E o pior é que essa violência fiscal ocorre justamente quando a União transfere cada vez mais encargos às prefeituras, principalmente nas áreas de saúde, assistência social e educação.
Já a "Carta de Brasília", assinada pela Frente Nacional de Prefeitos em 8 de maio de 1997, revelou a todo o país o descontentamento dos Executivos municipais e mostrou os resultados negativos do FEF nas finanças dos Estados e municípios.
Diz a carta que esse tipo de medida "coloca em risco a própria existência dos municípios brasileiros, numa tácita revogação do espírito da Constituição de 1988, que, ao valorizar o município e estimular o processo de descentralização administrativa, buscou dar aos prefeitos melhores condições de servir ao povo".
Assim, por exemplo, no Rio Grande do Sul, os prejuízos provocados pelo FEF chegaram a R$ 75 milhões em 96. Caso seja mantido o pernicioso fundo, as projeções para este ano indicam perdas da ordem de R$ 96 milhões.
Mesmo com as emendas apresentadas na Câmara, o FEF continuará subtraindo R$ 1 bilhão do conjunto dos municípios brasileiros, num quadro que se agrava com a Lei Kandir e a prática generalizada de renúncia fiscal.
Esses recursos são essenciais para a esfera administrativa municipal, que recebe mais encargos por causa da extinção de órgãos federais, como DNOS e LBA, entre outros -sem contar a absoluta ausência de política habitacional por parte do governo federal.
Mas, se esses recursos são fundamentais para as cidades, estão longe de resolver os problemas financeiros da União. Os encargos com a dívida pública e a renúncia fiscal do governo federal são os grandes responsáveis pelo desequilíbrio.
O governo federal assumiu, com o FEF, o compromisso de aplicações nos mesmos setores em que os recursos seriam retidos. Isso, porém, não aconteceu. O que se viu foi precisamente o contrário: os gastos federais nas áreas de saúde, educação, habitação, saneamento e urbanismo caíram em relação a 1994.
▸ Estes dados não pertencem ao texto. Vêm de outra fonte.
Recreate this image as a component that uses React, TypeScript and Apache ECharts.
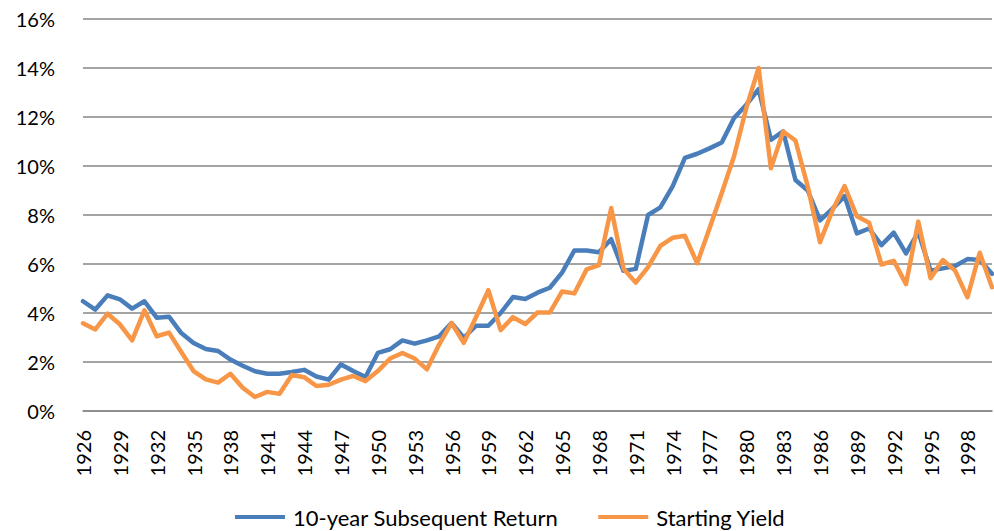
import React, { useEffect, useRef } from "react";
import * as echarts from "echarts";

const years: string[] = [];
for (let y = 1926; y <= 2000; y++) years.push(String(y));

const subsequentReturn = [
  4.48, 4.14, 4.72, 4.56, 4.18, 4.48, 3.81, 3.85, 3.18, 2.78,
  2.53, 2.45, 2.10, 1.85, 1.62, 1.52, 1.52, 1.59, 1.68, 1.41,
  1.28, 1.90, 1.63, 1.39, 2.37, 2.52, 2.88, 2.75, 2.88, 3.05,
  3.59, 2.99, 3.48, 3.48, 4.0, 4.65, 4.57, 4.83, 5.03, 5.65,
  6.55, 6.55, 6.48, 7.01, 5.72, 5.8, 8.0, 8.31, 9.17, 10.33,
  10.5, 10.72, 10.96, 11.96, 12.5, 13.14, 11.07, 11.41, 9.43, 9.0,
  7.78, 8.25, 8.77, 7.25, 7.45, 6.77, 7.28, 6.43, 7.3, 5.73,
  5.82, 5.92, 6.2, 6.16, 5.6,
];

const startingYield = [
  3.58, 3.33, 3.97, 3.54, 2.88, 4.11, 3.05, 3.2, 2.41, 1.63,
  1.29, 1.16, 1.52, 0.95, 0.57, 0.78, 0.70, 1.47, 1.38, 1.02,
  1.07, 1.28, 1.43, 1.22, 1.63, 2.14, 2.37, 2.14, 1.7, 2.72,
  3.59, 2.78, 3.84, 4.93, 3.3, 3.83, 3.55, 4.02, 4.02, 4.88,
  4.8, 5.78, 5.95, 8.28, 5.81, 5.24, 5.87, 6.74, 7.07, 7.15,
  6.03, 7.45, 8.9, 10.4, 12.37, 14.0, 9.91, 11.41, 11.04, 9.16,
  6.89, 8.17, 9.18, 7.95, 7.68, 5.98, 6.13, 5.18, 7.73, 5.42,
  6.16, 5.73, 4.64, 6.46, 5.05,
];

const seriesNames = ["10-year Subsequent Return", "Starting Yield"];

export default function App() {
  const ref = useRef<HTMLDivElement>(null);
  useEffect(() => {
    if (!ref.current) return;
    const chart = echarts.init(ref.current, undefined, { renderer: "svg" });
    const font = "Lato, 'Liberation Sans', sans-serif";
    chart.setOption({
      animation: false,
      textStyle: { fontFamily: font },
      grid: { left: 83, right: 2, top: 19, bottom: 120, containLabel: false },
      legend: {
        left: 235,
        top: 506,
        padding: 0,
        itemWidth: 50,
        itemHeight: 4,
        itemGap: 40,
        icon: "rect",
        textStyle: { fontSize: 22, color: "#000", fontFamily: font, padding: [0, 0, 0, 3] },
        data: seriesNames,
      },
      xAxis: {
        type: "category",
        data: years,
        boundaryGap: false,
        axisLine: { show: true, lineStyle: { color: "#868686", width: 1.5 } },
        axisTick: { show: false },
        axisLabel: {
          interval: 2,
          rotate: 90,
          margin: 19,
          fontSize: 20,
          color: "#000",
          fontFamily: font,
        },
        splitLine: { show: false },
      },
      yAxis: {
        type: "value",
        min: 0,
        max: 16,
        interval: 2,
        axisLine: { show: false },
        axisTick: { show: false },
        axisLabel: {
          formatter: "{value}%",
          margin: 28,
          fontSize: 20,
          color: "#000",
          fontFamily: font,
        },
        splitLine: { show: true, lineStyle: { color: "#868686", width: 1.5 } },
      },
      series: [
        {
          name: seriesNames[0],
          type: "line",
          data: subsequentReturn,
          showSymbol: false,
          symbol: "none",
          itemStyle: { color: "#4A7EBB" },
          lineStyle: { color: "#4A7EBB", width: 4.5, cap: "round", join: "round" },
        },
        {
          name: seriesNames[1],
          type: "line",
          data: startingYield,
          showSymbol: false,
          symbol: "none",
          itemStyle: { color: "#F79646" },
          lineStyle: { color: "#F79646", width: 4.5, cap: "round", join: "round" },
        },
      ],
    });
    return () => chart.dispose();
  }, []);
  return <div ref={ref} style={{ width: 994, height: 531, position: "absolute", left: 0, top: 0 }} />;
}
Entretanto, não é só em relação às administrações municipais e suas políticas públicas que o FEF causa estragos. O FAT também sofre severas perdas.
Estima-se que, em 1996, os prejuízos dos trabalhadores chegaram a R$ 1,7 bilhão, com a previsão de uma perda de R$ 2,2 bilhões para 1997. São recursos que deixam de financiar os programas de seguro-desemprego, abono salarial e geração de emprego e renda.
Trata-se, pois, de uma apropriação indevida da receita do PIS-Pasep em 20% e da apropriação integral da receita do PIS arrecadado pelas instituições financeiras.
O impacto do FEF nos recursos do FAT sofreu auditoria em 1995. Nela, o próprio Tribunal de Contas da União revela que o FAT registrou déficit naquele ano, pela primeira vez desde que foi instituído.
Em seu relatório, o TCU afirma que, "desde sua instituição, excetuando-se no último exercício (1995), a receita do FAT tem sido mais que suficiente para cobrir suas despesas: programa seguro-desemprego, abono salarial, programas de desenvolvimento econômico a cargo do BNDES, despesas operacionais e outras".
Prossegue o relatório: "No exercício de 1995, o FAT registrou pela primeira vez desde que foi instituído, em 1990, déficit primário de US$ 767,4 milhões, já que a arrecadação do PIS-Pasep repassada ao FAT, no valor de US$ 4,745 bilhões, foi inferior às despesas, que alcançaram o valor de US$ 5,513 bilhões. O crescimento das despesas foi superior ao crescimento da receita em decorrência do direcionamento de cerca de 27% da arrecadação do PIS-Pasep para a formação do FSE".
Esse é o quadro imposto pela política neoliberal do governo federal e seguido à risca no governo estadual do Rio Grande do Sul, mesmo que os Estados, tais como os municípios, sejam duramente punidos pela brutal centralização fiscal da União.
Por tudo isso, torna-se cada vez mais necessária a mobilização pela revogação do FEF. São as cidades brasileiras que estão ameaçadas e pagarão a conta.